» **The exercise**:
From the line with "The picture is" to the line with "import plotly.graph_objects as go", both lines included, set down exactly those lines, please, and no others.

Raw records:
==================================================
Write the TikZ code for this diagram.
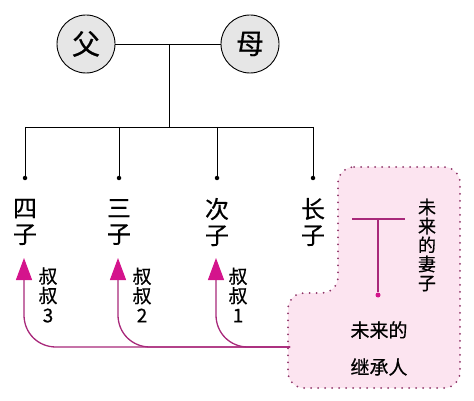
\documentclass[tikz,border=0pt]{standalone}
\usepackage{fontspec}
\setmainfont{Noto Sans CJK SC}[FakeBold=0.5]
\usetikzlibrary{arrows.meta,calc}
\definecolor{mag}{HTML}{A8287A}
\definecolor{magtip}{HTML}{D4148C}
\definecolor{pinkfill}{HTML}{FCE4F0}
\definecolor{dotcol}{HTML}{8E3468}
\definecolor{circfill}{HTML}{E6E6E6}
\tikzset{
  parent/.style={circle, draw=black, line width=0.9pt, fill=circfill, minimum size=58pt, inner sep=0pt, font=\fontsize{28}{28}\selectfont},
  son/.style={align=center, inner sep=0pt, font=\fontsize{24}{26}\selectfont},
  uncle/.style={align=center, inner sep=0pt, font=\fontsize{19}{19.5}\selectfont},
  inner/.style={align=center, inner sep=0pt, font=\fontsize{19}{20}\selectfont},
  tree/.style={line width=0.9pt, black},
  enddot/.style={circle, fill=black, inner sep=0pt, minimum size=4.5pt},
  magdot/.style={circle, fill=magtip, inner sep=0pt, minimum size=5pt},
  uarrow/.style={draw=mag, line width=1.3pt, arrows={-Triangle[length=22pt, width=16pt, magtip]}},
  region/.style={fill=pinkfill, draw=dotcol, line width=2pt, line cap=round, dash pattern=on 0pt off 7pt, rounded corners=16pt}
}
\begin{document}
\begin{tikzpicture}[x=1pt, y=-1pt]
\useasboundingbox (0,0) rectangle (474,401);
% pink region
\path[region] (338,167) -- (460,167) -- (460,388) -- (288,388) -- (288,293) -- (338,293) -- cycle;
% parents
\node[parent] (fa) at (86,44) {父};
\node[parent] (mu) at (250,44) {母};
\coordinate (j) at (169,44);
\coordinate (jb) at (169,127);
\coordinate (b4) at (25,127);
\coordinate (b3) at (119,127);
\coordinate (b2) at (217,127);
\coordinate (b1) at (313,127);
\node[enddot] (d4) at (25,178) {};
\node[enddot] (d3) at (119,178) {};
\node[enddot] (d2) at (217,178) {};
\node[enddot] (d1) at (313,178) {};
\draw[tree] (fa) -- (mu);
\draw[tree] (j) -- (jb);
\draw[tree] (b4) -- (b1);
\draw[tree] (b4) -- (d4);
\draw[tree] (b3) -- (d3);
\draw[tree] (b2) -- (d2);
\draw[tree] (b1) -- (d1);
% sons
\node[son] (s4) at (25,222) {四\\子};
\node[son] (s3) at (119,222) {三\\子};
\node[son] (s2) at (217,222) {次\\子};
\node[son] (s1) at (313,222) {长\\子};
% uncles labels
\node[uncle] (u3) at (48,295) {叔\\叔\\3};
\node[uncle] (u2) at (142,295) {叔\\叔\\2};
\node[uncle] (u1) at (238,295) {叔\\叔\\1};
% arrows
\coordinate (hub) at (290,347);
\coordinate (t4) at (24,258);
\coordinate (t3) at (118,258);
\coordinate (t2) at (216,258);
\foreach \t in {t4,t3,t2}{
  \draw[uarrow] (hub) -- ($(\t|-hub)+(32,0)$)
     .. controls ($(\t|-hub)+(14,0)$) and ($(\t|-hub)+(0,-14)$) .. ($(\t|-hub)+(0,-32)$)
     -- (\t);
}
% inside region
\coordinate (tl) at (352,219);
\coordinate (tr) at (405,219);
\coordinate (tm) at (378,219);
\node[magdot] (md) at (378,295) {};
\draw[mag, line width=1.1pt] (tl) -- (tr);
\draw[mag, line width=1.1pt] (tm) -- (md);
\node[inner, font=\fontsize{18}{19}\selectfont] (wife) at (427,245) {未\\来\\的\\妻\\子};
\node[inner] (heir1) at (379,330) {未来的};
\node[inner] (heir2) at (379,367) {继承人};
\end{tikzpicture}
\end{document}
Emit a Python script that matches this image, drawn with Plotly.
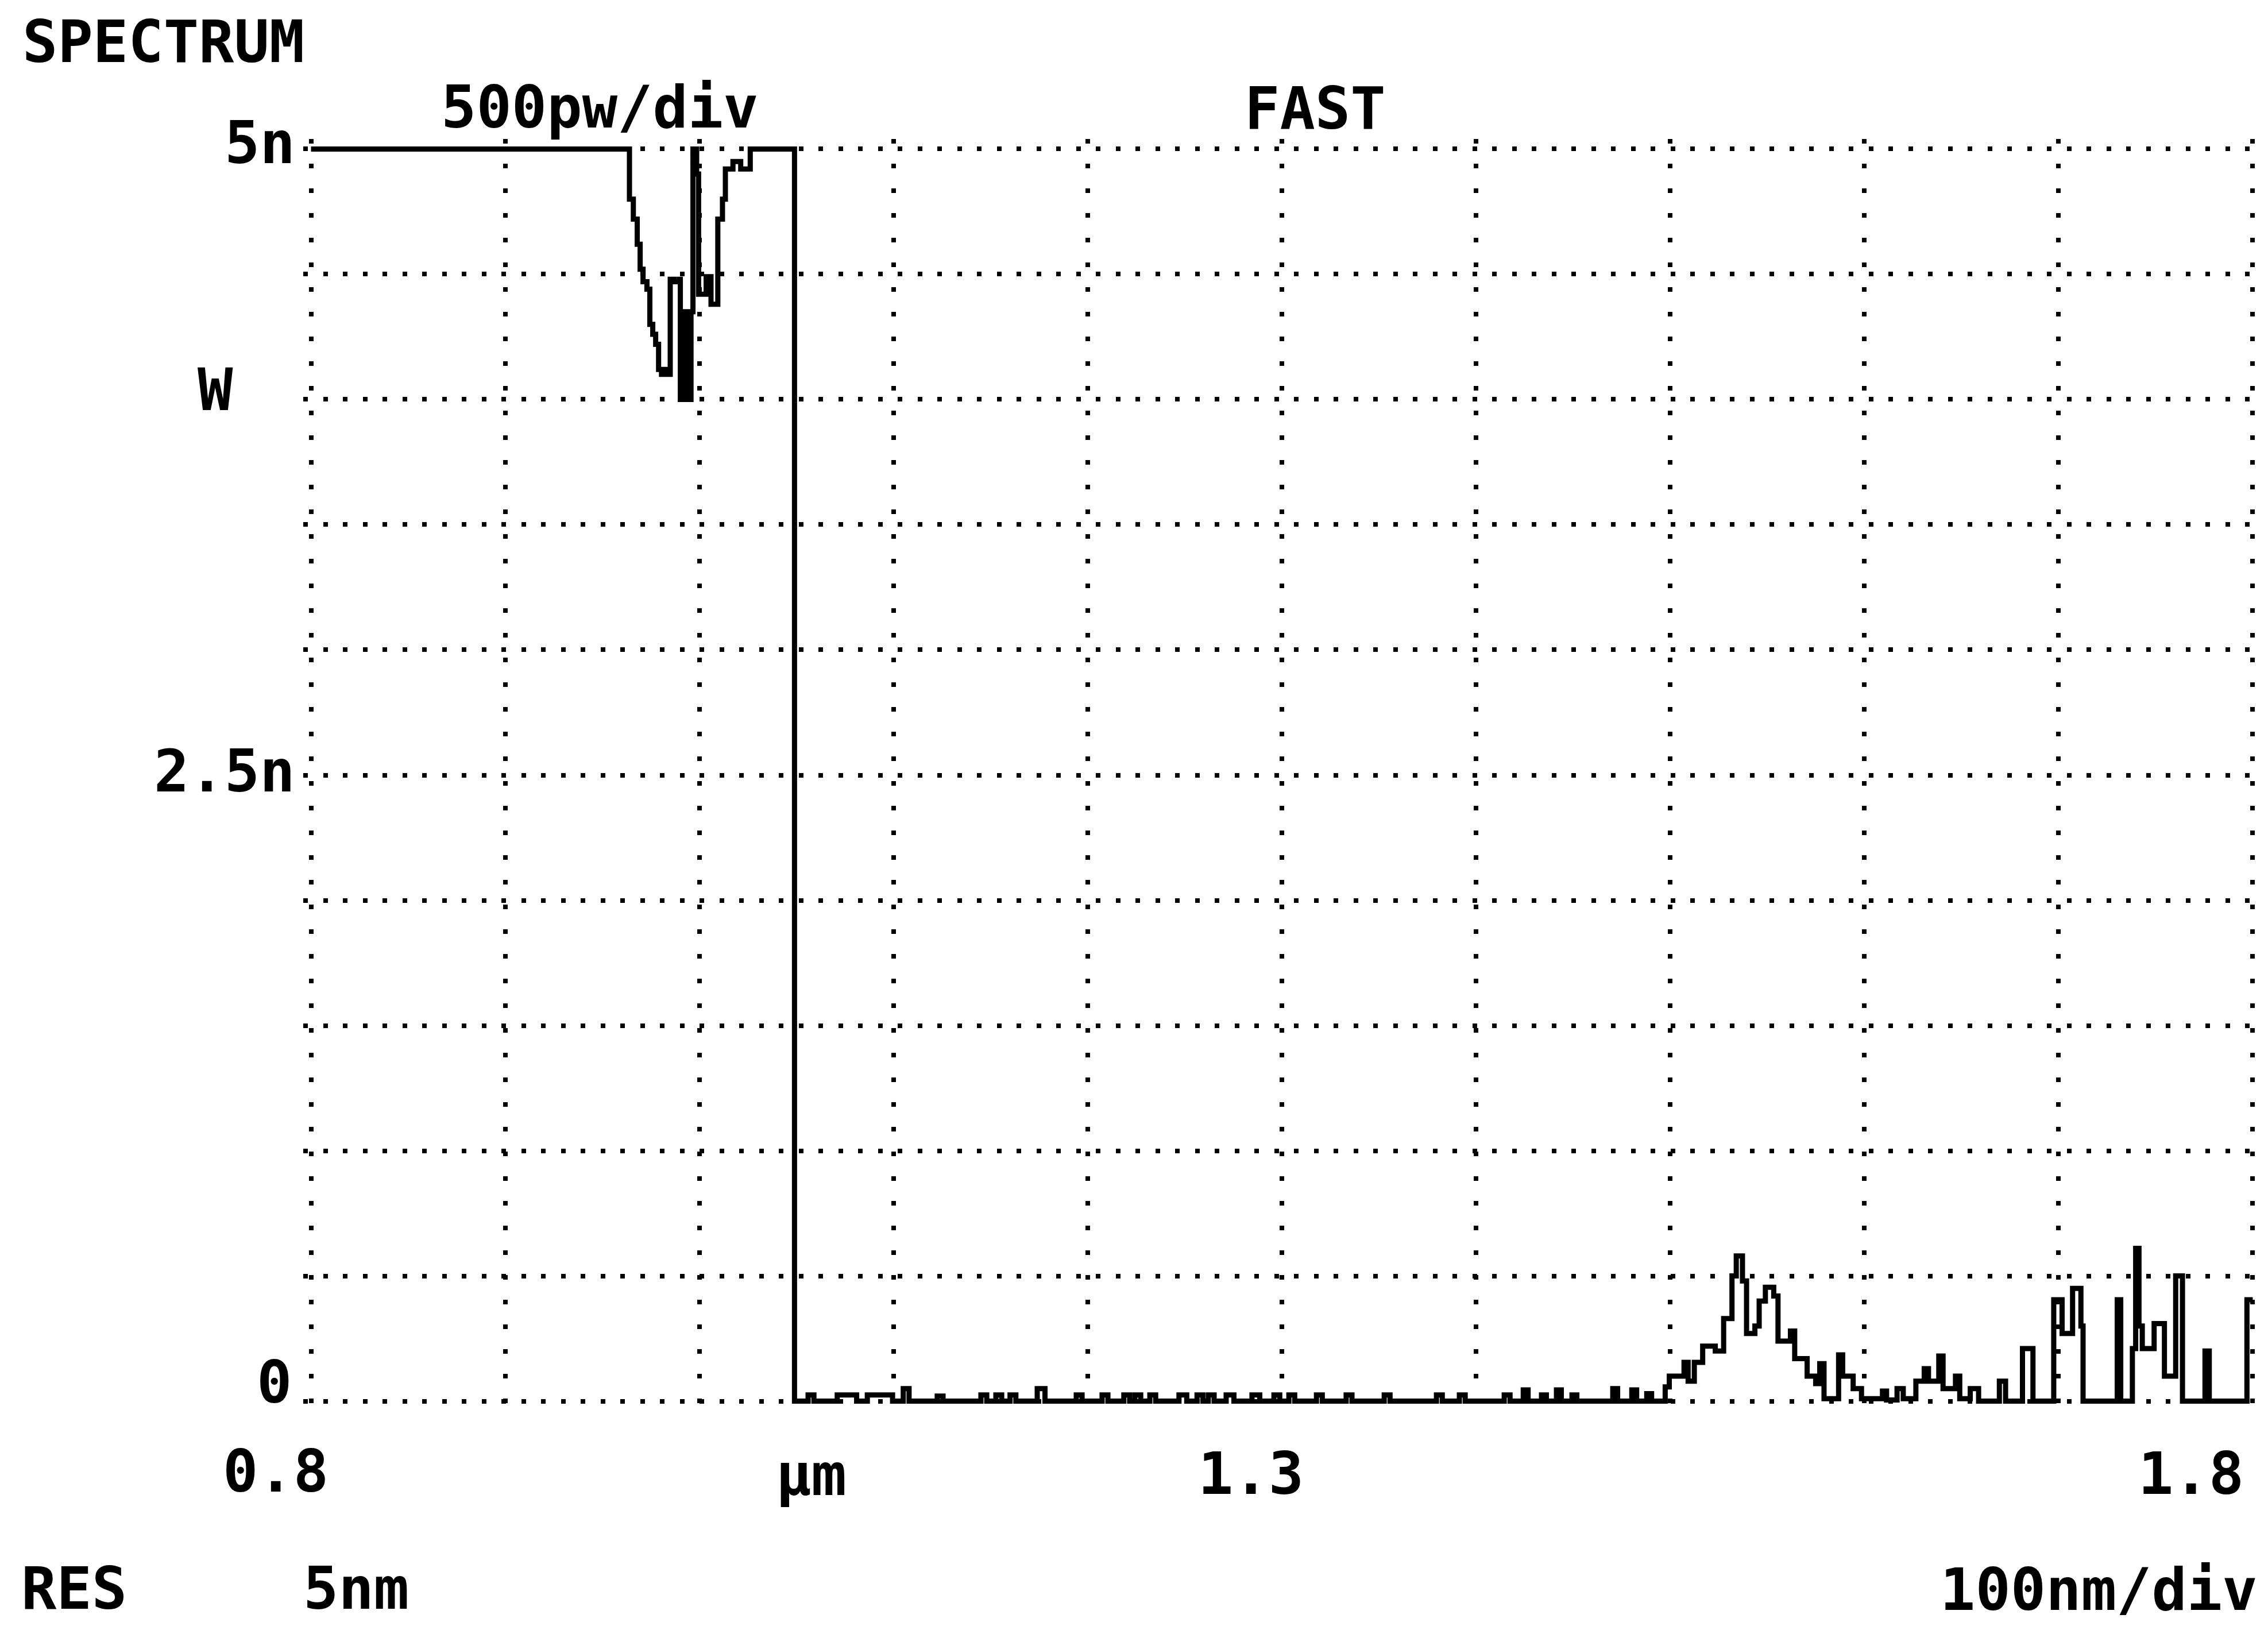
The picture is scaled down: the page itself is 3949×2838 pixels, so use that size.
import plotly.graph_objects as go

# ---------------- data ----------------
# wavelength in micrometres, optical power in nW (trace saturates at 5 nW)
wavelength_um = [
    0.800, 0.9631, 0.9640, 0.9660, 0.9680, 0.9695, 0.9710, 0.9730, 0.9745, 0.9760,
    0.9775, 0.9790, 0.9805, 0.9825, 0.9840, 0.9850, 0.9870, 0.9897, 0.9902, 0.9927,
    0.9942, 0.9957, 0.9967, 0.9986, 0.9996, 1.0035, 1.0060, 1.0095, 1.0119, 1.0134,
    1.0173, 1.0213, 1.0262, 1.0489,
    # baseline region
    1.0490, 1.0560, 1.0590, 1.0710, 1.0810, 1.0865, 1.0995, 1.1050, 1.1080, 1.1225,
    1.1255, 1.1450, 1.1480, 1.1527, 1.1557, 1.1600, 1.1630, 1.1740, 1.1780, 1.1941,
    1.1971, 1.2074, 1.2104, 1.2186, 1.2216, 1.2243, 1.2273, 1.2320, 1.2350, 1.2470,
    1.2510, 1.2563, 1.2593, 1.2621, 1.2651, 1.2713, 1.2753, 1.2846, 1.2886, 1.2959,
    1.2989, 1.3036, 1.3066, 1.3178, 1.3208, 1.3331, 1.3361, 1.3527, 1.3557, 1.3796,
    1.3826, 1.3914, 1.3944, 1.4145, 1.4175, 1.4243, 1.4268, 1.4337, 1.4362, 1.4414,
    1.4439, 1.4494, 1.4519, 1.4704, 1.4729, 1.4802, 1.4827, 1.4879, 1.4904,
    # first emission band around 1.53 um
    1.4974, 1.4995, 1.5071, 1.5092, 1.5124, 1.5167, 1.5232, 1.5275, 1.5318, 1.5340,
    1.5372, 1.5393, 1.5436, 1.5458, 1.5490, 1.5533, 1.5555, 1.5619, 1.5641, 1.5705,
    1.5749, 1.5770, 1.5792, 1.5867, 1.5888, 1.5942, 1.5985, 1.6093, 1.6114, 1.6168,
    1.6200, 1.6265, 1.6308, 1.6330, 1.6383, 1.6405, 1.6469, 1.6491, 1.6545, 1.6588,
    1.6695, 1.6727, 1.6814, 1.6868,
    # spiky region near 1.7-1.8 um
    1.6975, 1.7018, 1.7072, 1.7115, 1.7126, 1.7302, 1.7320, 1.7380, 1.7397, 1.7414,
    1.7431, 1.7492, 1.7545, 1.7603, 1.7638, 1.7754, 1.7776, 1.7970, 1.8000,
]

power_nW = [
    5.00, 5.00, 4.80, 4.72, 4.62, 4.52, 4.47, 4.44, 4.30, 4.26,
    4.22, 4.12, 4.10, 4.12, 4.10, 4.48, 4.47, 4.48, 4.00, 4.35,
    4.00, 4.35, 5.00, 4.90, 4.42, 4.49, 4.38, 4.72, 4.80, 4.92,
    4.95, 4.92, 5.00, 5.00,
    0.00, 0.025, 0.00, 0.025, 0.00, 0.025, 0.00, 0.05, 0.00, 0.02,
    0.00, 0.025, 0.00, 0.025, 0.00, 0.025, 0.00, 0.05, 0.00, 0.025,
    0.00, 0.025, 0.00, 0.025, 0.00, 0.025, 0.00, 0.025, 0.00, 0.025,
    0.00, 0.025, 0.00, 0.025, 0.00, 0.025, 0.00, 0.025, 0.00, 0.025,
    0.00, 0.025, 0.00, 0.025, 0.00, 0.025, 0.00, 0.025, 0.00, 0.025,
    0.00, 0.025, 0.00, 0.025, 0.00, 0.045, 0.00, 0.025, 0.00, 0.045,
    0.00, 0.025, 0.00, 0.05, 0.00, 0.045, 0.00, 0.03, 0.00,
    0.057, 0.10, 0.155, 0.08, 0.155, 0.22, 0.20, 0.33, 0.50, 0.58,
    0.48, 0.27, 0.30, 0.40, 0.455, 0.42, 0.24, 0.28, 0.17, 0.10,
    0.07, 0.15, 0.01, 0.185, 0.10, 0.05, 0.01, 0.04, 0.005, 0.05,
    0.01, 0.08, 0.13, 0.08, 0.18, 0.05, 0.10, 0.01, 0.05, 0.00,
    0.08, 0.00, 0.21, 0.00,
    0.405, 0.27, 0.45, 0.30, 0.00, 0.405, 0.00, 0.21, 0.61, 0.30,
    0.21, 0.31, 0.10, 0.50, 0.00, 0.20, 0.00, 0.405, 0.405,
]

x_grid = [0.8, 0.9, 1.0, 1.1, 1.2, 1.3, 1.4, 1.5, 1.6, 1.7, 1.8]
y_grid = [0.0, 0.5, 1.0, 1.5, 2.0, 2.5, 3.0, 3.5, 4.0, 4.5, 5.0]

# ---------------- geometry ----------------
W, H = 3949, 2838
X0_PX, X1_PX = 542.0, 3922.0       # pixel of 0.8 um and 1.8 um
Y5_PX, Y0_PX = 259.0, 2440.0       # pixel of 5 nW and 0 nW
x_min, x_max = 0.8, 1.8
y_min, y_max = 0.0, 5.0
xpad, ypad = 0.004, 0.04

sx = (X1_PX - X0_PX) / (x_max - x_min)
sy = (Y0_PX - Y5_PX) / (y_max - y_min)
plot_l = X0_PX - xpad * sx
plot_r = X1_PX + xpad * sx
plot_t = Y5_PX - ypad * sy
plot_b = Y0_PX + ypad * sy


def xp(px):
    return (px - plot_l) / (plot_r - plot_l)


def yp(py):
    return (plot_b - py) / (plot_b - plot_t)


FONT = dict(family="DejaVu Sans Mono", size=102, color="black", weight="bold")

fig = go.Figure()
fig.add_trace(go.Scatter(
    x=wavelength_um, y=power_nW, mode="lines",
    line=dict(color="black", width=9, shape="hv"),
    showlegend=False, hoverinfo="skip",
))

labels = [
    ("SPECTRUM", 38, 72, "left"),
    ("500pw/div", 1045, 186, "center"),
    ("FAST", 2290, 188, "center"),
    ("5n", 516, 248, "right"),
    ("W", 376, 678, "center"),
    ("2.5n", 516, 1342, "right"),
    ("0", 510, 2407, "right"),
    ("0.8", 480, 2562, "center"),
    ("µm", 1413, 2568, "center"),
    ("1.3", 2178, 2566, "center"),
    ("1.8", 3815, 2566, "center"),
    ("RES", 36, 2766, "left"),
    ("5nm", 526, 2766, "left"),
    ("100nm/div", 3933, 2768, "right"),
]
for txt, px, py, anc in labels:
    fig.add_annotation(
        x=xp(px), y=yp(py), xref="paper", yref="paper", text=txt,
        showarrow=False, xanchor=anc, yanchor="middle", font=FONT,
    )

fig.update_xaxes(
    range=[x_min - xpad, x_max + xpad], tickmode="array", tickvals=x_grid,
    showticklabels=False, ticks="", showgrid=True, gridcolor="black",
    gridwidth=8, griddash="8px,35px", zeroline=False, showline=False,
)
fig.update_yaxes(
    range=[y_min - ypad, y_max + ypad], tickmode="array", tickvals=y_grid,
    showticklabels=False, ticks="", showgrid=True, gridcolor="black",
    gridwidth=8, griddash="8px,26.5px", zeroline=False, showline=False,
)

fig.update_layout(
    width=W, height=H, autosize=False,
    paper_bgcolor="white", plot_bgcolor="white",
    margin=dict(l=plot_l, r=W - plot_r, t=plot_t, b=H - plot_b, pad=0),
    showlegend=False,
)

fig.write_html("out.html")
==================================================
» **Solution to the exercise**:
The picture is scaled down: the page itself is 3949×2838 pixels, so use that size.
import plotly.graph_objects as go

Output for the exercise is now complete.